En este momento se siente la tensión de esas rutas, pero el país no avanza ni hacia las necesarias y anheladas reformas sociales, ni hacia esa pulsión reconstructiva de una institucionalidad del siglo pasado que ya ha demostrado le queda estrecha a la diversidad nacional. Más allá de las consignas y de las posiciones ideológicas que inundan las redes y medios de comunicación, las preguntas que siguen latentes son: ¿aguanta una sociedad la coexistencia cruel entre la precarización de las mayorías y los privilegios para unos pocos?, ¿semejante desorden institucional hermanado con la corrupción en los diversos niveles territoriales, podrá permitir implementar alguna reforma particular?, ¿serán capaces la clase política y gremial, los liderazgos sociales y los agentes de las guerras y violencias actuales, de pulsar los ritmos y demandas colectivas, más allá de los intereses y espacios que cada cual ocupa para que encontremos salidas?, ¿vamos acaso a nuevos y más enconados choques políticos?

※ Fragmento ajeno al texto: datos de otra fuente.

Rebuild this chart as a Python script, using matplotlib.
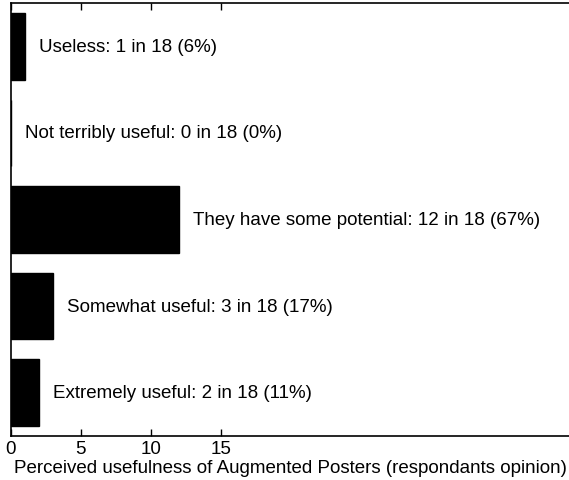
import numpy as np
import matplotlib
matplotlib.use('Agg')
import matplotlib.pyplot as plt

# answers, bottom to top like matlab barh
labels = ['Extremely useful', 'Somewhat useful', 'They have some potential',
          'Not terribly useful', 'Useless']
counts = [2, 3, 12, 0, 1]
total = 18

plt.rcParams['font.family'] = ['Liberation Sans', 'DejaVu Sans']
fs = 13.5

fig = plt.figure(figsize=(5.69, 4.81), dpi=100)
ax = fig.add_axes([11/569, 44/481, 1 - 11/569 + 0.002, 433/481])

y = np.arange(1, len(counts) + 1)
ax.barh(y, counts, height=0.77, color='black', edgecolor='black')

for yi, c, lab in zip(y, counts, labels):
    pct = int(round(100.0 * c / total))
    ax.text(c + 1.0, yi, '%s: %d in %d (%d%%)' % (lab, c, total, pct),
            va='center', ha='left', fontsize=fs)

ax.set_xlim(0, 40)
ax.set_ylim(0.5, 5.5)
ax.set_xticks([0, 5, 10, 15])
ax.set_yticks([])
ax.tick_params(axis='x', direction='in', top=True, length=5, width=1,
               labelsize=fs, pad=3)
for s in ['left', 'bottom', 'top']:
    ax.spines[s].set_linewidth(1.2)
ax.spines['right'].set_visible(False)
ax.set_xlabel('Perceived usefulness of Augmented Posters (respondants opinion)',
              fontsize=fs, labelpad=1)

fig.savefig('out.png', dpi=100)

Se necesita hacer balances en el camino para afrontar un escenario complejo con más creatividad y consistencia pública, lejos de las viejas componendas de espaldas a las mayorías; pero especialmente requerimos mayor consideración por los bienes comunes y por una democracia eficaz frente a los desequilibrios de poder y a las mayúsculas desigualdades que crecen en medio de estos mares embravecidos que son la Colombia de hoy.